Reproduce, character for character, the lines below from the first through the one with "0.012, -0.008, 0.004]". Leave pictures out.

# Data provided start

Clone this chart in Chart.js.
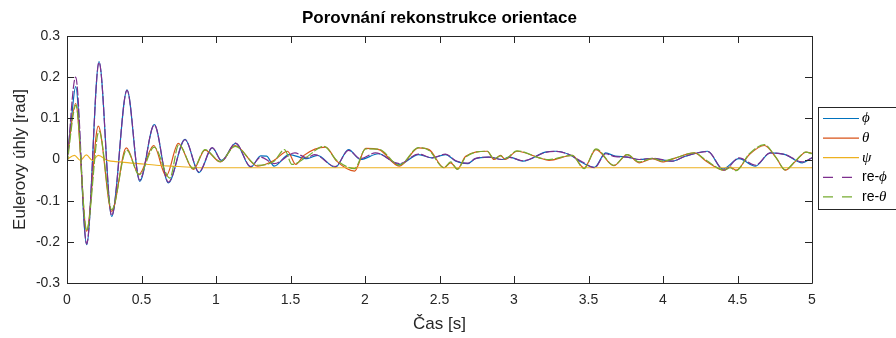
<!DOCTYPE html>
<html>
<head>
<meta charset="utf-8">
<script src="https://cdn.jsdelivr.net/npm/chart.js@4/dist/chart.umd.min.js"></script>
<style>
	html, body { margin: 0; background: #fff; }
</style>
</head>
<body>
<canvas id="OrientChart" width="896" height="338"></canvas>
<script>
const chartTitle = "Porovnání rekonstrukce orientace"

// tick labels
const xTicks = [0, 0.5, 1, 1.5, 2, 2.5, 3, 3.5, 4, 4.5, 5]
const yTicks = [-0.3, -0.2, -0.1, 0, 0.1, 0.2, 0.3]

// phi (measured)
const phiT = [0, 0.03, 0.058, 0.132, 0.215, 0.3, 0.403, 0.488, 0.586, 0.68, 0.792, 0.886, 0.975, 1.038, 1.132, 1.233, 1.3, 1.34, 1.39, 1.49, 1.61, 1.68, 1.8, 1.89, 1.97, 2.09, 2.23, 2.36, 2.45, 2.54, 2.61, 2.69, 2.74, 2.83, 2.92, 2.97, 3.06, 3.21, 3.28, 3.37, 3.46, 3.54, 3.615, 3.68, 3.76, 3.84, 3.93, 4.06, 4.15, 4.3, 4.4, 4.51, 4.62, 4.72, 4.82, 4.935, 5]
const phiV = [0, 0.1, 0.177, -0.207, 0.238, -0.138, 0.169, -0.053, 0.085, -0.057, 0.049, -0.032, 0.028, -0.002, 0.039, -0.019, 0.009, 0.008, -0.016, 0.012, 0.002, 0.01, -0.019, 0.024, 0, 0.014, -0.012, 0.012, 0.004, 0.012, -0.004, -0.01, 0.002, 0.006, 0, 0.006, -0.004, 0.018, 0.02, 0.012, -0.008, -0.019, 0.016, 0.008, 0.006, 0, 0.002, -0.004, 0.008, 0.02, -0.023, 0.002, -0.016, 0.016, 0.012, -0.008, 0.004]

// theta (measured)
const thetaT = [0, 0.058, 0.132, 0.21, 0.3, 0.398, 0.483, 0.582, 0.666, 0.747, 0.848, 0.926, 1.03, 1.128, 1.28, 1.39, 1.48, 1.535, 1.59, 1.736, 1.81, 1.93, 2.005, 2.094, 2.23, 2.36, 2.43, 2.53, 2.575, 2.62, 2.676, 2.82, 2.866, 2.91, 2.94, 3.02, 3.17, 3.235, 3.39, 3.47, 3.55, 3.67, 3.76, 3.84, 3.93, 3.995, 4.085, 4.21, 4.29, 4.41, 4.45, 4.49, 4.58, 4.68, 4.76, 4.82, 4.89, 4.96, 5]
const thetaV = [0, 0.136, -0.174, 0.081, -0.126, 0.028, -0.036, 0.034, -0.04, 0.039, -0.024, 0.023, -0.006, 0.034, -0.016, -0.002, 0.02, -0.012, 0.01, 0.03, -0.004, -0.028, 0.027, 0.024, -0.016, 0.028, 0.024, -0.02, -0.008, -0.023, 0.008, 0.02, 0, 0.01, 0, 0.02, 0.004, -0.002, 0.01, -0.02, 0.024, -0.015, 0.012, -0.008, 0.002, -0.006, 0.004, 0.016, -0.004, -0.026, -0.018, -0.026, 0.012, 0.034, 0.004, -0.026, -0.004, 0.018, 0.015]

// psi (measured)
const psiT = [0, 0.05, 0.09, 0.13, 0.17, 0.21, 0.27, 0.35, 0.48, 0.6, 0.75, 0.9, 1, 5]
const psiV = [0, 0.01, -0.002, 0.011, -0.002, 0.01, -0.002, -0.006, -0.01, -0.014, -0.017, -0.02, -0.02, -0.02]

// re-phi (reconstructed)
const rePhiT = [0, 0.058, 0.132, 0.215, 0.3, 0.403, 0.488, 0.586, 0.68, 0.792, 0.886, 0.975, 1.038, 1.132, 1.233, 1.3, 1.39, 1.53, 1.61, 1.66, 1.8, 1.89, 1.97, 2.07, 2.23, 2.36, 2.45, 2.54, 2.61, 2.69, 2.74, 2.83, 2.92, 2.97, 3.06, 3.21, 3.28, 3.37, 3.46, 3.54, 3.615, 3.68, 3.76, 3.84, 3.93, 4.06, 4.15, 4.3, 4.41, 4.51, 4.62, 4.72, 4.82, 4.935, 5]
const rePhiV = [-0.015, 0.2, -0.205, 0.236, -0.136, 0.168, -0.05, 0.084, -0.055, 0.048, -0.03, 0.029, -0.004, 0.04, -0.017, 0.006, -0.01, 0.016, 0.004, 0.012, -0.017, 0.022, 0.002, 0.016, -0.01, 0.013, 0.004, 0.013, -0.003, -0.009, 0.002, 0.006, 0, 0.005, -0.003, 0.017, 0.02, 0.012, -0.006, -0.02, 0.014, 0.007, 0.006, 0, 0.003, -0.004, 0.008, 0.019, -0.026, 0.004, -0.014, 0.016, 0.012, -0.006, 0.004]

// re-theta (reconstructed)
const reThetaT = [0, 0.06, 0.132, 0.215, 0.3, 0.4, 0.485, 0.585, 0.69, 0.75, 0.848, 0.926, 1.03, 1.128, 1.28, 1.39, 1.46, 1.51, 1.6, 1.725, 1.81, 1.93, 2.005, 2.094, 2.23, 2.36, 2.43, 2.53, 2.575, 2.62, 2.676, 2.82, 2.866, 2.91, 2.94, 3.02, 3.17, 3.235, 3.39, 3.47, 3.55, 3.67, 3.76, 3.84, 3.93, 3.995, 4.085, 4.21, 4.29, 4.41, 4.45, 4.49, 4.58, 4.68, 4.76, 4.82, 4.89, 4.96, 5]
const reThetaV = [-0.012, 0.132, -0.172, 0.069, -0.122, 0.023, -0.037, 0.03, -0.045, 0.036, -0.022, 0.024, -0.005, 0.032, -0.014, -0.004, 0.024, -0.012, 0.004, 0.032, -0.002, -0.022, 0.026, 0.025, -0.014, 0.029, 0.022, -0.02, -0.006, -0.024, 0.006, 0.02, 0.002, 0.009, 0.002, 0.021, 0.004, 0, 0.01, -0.022, 0.026, -0.014, 0.012, -0.006, 0.003, -0.004, 0.004, 0.016, -0.002, -0.026, -0.02, -0.027, 0.014, 0.036, 0.004, -0.025, -0.003, 0.018, 0.014]

const labels = ["ϕ", "θ", "ψ", "re-ϕ", "re-θ"]
const colors = ["#0072BD", "#D95319", "#EDB120", "#7E2F8E", "#77AC30"]

const pts = (t, v) => t.map((x, i) => ({ x, y: v[i] }))
const seriesData = [pts(phiT, phiV), pts(thetaT, thetaV), pts(psiT, psiV), pts(rePhiT, rePhiV), pts(reThetaT, reThetaV)]

const sans = "'Liberation Sans', Arial, sans-serif"
const serif = "'Liberation Serif', 'DejaVu Serif', serif"

// title over the axes, box with inward ticks and MATLAB style legend
const matlabBox = {
	id: "matlabBox",
	afterDraw(chart) {
		const { ctx, chartArea: a, scales } = chart
		ctx.save()
		ctx.fillStyle = "#000"
		ctx.font = "bold 17px " + sans
		ctx.textAlign = "center"
		ctx.textBaseline = "middle"
		ctx.fillText(chartTitle, (a.left + a.right) / 2, 18)
		ctx.textAlign = "left"

		ctx.strokeStyle = "#262626"
		ctx.lineWidth = 1
		ctx.beginPath()
		ctx.rect(Math.round(a.left) + 0.5, Math.round(a.top) + 0.5, Math.round(a.right - a.left), Math.round(a.bottom - a.top))
		xTicks.forEach((v) => {
			const px = Math.round(scales.x.getPixelForValue(v)) + 0.5
			ctx.moveTo(px, a.bottom); ctx.lineTo(px, a.bottom - 7)
			ctx.moveTo(px, a.top); ctx.lineTo(px, a.top + 7)
		})
		yTicks.forEach((v) => {
			const py = Math.round(scales.y.getPixelForValue(v)) + 0.5
			ctx.moveTo(a.left, py); ctx.lineTo(a.left + 7, py)
			ctx.moveTo(a.right, py); ctx.lineTo(a.right - 7, py)
		})
		ctx.stroke()

		// legend
		const lx = 818.5, ly = 107.5, rowH = 19.6
		ctx.fillStyle = "#fff"
		ctx.fillRect(lx, ly, 100, 102)
		ctx.strokeRect(lx, ly, 100, 102)
		chart.data.datasets.forEach((ds, i) => {
			const y = ly + 11 + i * rowH
			ctx.strokeStyle = ds.borderColor
			ctx.lineWidth = 1.2
			ctx.setLineDash(ds.legendDash || [])
			ctx.beginPath(); ctx.moveTo(823, y); ctx.lineTo(859, y); ctx.stroke()
			ctx.setLineDash([])
			ctx.fillStyle = "#000"
			let tx = 862
			const label = ds.label
			if (label.startsWith("re-")) {
				ctx.font = "14px " + sans
				ctx.fillText("re-", tx, y)
				tx += ctx.measureText("re-").width
			}
			ctx.font = "italic 15px " + serif
			ctx.fillText(label.replace("re-", ""), tx, y)
		})
		ctx.restore()
	},
}

const ctx = document.getElementById("OrientChart").getContext("2d")

new Chart(ctx, {
	type: "line",
	data: {
		datasets: labels.map((label, i) => ({
			label,
			data: seriesData[i],
			borderColor: colors[i],
			borderWidth: 1.2,
			borderDash: i > 2 ? [9, 2] : [],
			legendDash: i > 2 ? [10, 9] : [],
			pointRadius: 0,
			fill: false,
			cubicInterpolationMode: "monotone",
			order: 5 - i,
		})),
	},
	options: {
		responsive: false,
		animation: false,
		layout: { padding: { top: 36, right: 84 } },
		plugins: {
			legend: { display: false },
			tooltip: { enabled: false },
			title: { display: false },
		},
		scales: {
			x: {
				type: "linear",
				min: 0,
				max: 5,
				afterBuildTicks: (s) => { s.ticks = xTicks.map((value) => ({ value })) },
				afterFit: (s) => { s.height = 55 },
				grid: { display: false, drawTicks: false },
				border: { display: false },
				ticks: { color: "#262626", font: { family: sans, size: 14 }, padding: 9, maxRotation: 0, callback: (v) => String(v) },
				title: { display: true, text: "Čas [s]", color: "#262626", font: { family: sans, size: 17 }, padding: { top: 0, bottom: 3 } },
			},
			y: {
				min: -0.3,
				max: 0.3,
				afterBuildTicks: (s) => { s.ticks = yTicks.map((value) => ({ value })) },
				afterFit: (s) => { s.width = 67 },
				grid: { display: false, drawTicks: false },
				border: { display: false },
				ticks: { color: "#262626", font: { family: sans, size: 14 }, padding: 7, callback: (v) => String(v) },
				title: { display: true, text: "Eulerovy úhly [rad]", color: "#262626", font: { family: sans, size: 17 }, padding: { top: 10, bottom: 0 } },
			},
		},
	},
	plugins: [matlabBox],
})
</script>
</body>
</html>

# Data provided end

[Exercise output]
Clone this chart in Chart.js.
<!DOCTYPE html>
<html>
<head>
<meta charset="utf-8">
<script src="https://cdn.jsdelivr.net/npm/chart.js@4/dist/chart.umd.min.js"></script>
<style>
	html, body { margin: 0; background: #fff; }
</style>
</head>
<body>
<canvas id="OrientChart" width="896" height="338"></canvas>
<script>
const chartTitle = "Porovnání rekonstrukce orientace"

// tick labels
const xTicks = [0, 0.5, 1, 1.5, 2, 2.5, 3, 3.5, 4, 4.5, 5]
const yTicks = [-0.3, -0.2, -0.1, 0, 0.1, 0.2, 0.3]

// phi (measured)
const phiT = [0, 0.03, 0.058, 0.132, 0.215, 0.3, 0.403, 0.488, 0.586, 0.68, 0.792, 0.886, 0.975, 1.038, 1.132, 1.233, 1.3, 1.34, 1.39, 1.49, 1.61, 1.68, 1.8, 1.89, 1.97, 2.09, 2.23, 2.36, 2.45, 2.54, 2.61, 2.69, 2.74, 2.83, 2.92, 2.97, 3.06, 3.21, 3.28, 3.37, 3.46, 3.54, 3.615, 3.68, 3.76, 3.84, 3.93, 4.06, 4.15, 4.3, 4.4, 4.51, 4.62, 4.72, 4.82, 4.935, 5]
const phiV = [0, 0.1, 0.177, -0.207, 0.238, -0.138, 0.169, -0.053, 0.085, -0.057, 0.049, -0.032, 0.028, -0.002, 0.039, -0.019, 0.009, 0.008, -0.016, 0.012, 0.002, 0.01, -0.019, 0.024, 0, 0.014, -0.012, 0.012, 0.004, 0.012, -0.004, -0.01, 0.002, 0.006, 0, 0.006, -0.004, 0.018, 0.02, 0.012, -0.008, -0.019, 0.016, 0.008, 0.006, 0, 0.002, -0.004, 0.008, 0.02, -0.023, 0.002, -0.016, 0.016, 0.012, -0.008, 0.004]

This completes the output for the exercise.